K20 million stacked away for LOs: Barrick
A total of K20 million in royalties for landowners of Porgera gold mine in Enga Province are withheld as a result of ongoing legacy issues.
Barrick president and chief executive officer Mark Bristow said this money was supposed to be paid to landowners, however, with the ongoing legacy issues among the people; the State through the Mineral Resources Authority has held back this money until such time when it sees fit to release it.
Mr Bristow said as the company operating one of PNG’s largest gold mines, they recognise some of the legacy issues that are needed to be dealt with, however, will need partnerships from both the national and the provincial governments.
He said the most important one now is the relocation of impacted communities, however, acknowledged that it remains a difficult task in PNG to find land and access to land for relocation purposes. As a result, it is in the hands of the State and the provincial government to work with Barrick to find solutions to the issue of relocation, he said.

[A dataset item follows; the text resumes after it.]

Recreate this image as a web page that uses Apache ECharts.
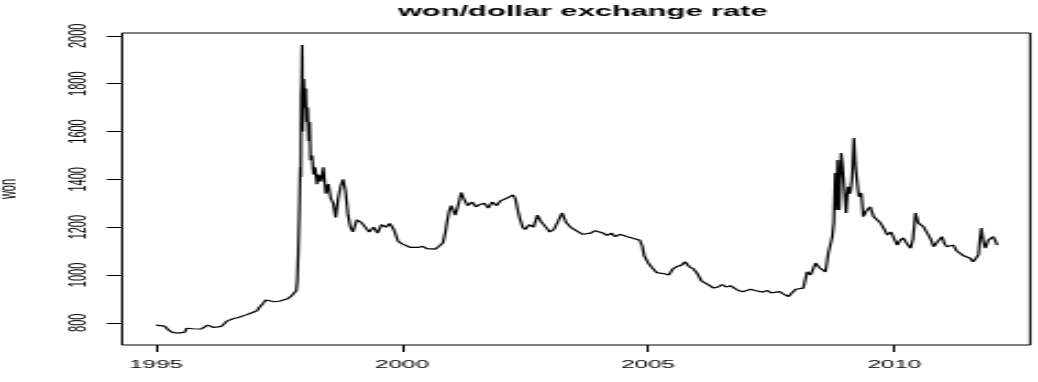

Mr Bristow said the environment is always an emotional thing as miners are always going to impact the environment.
He said they are currently researching for ways to reduce environmental damage for the people of Porgera.
“Those are the two key legacy issues… we should be doing that together with the government because if we want to actively exploit PNG natural resources we got to do it in a proper and responsible way so we believe that we will be able to pioneer that going forward,” he said.
Mr Bristow said other issues include outstanding royalty monies which are locked away because of landowner disputes.
“We have paid all compensations that we should pay under the contract and there is nothing outstanding.”
The landowner dispute in Porgera has created a crisis.
As a result a substantial amount of money has been locked up and not getting to the people so many of them are disturbed by the fact they haven’t received their benefits so that’s another legacy not necessarily Porgera’s making but it’s something that we have agreed with various government officials we consulted that we need to work better at,” Mr Bristow said.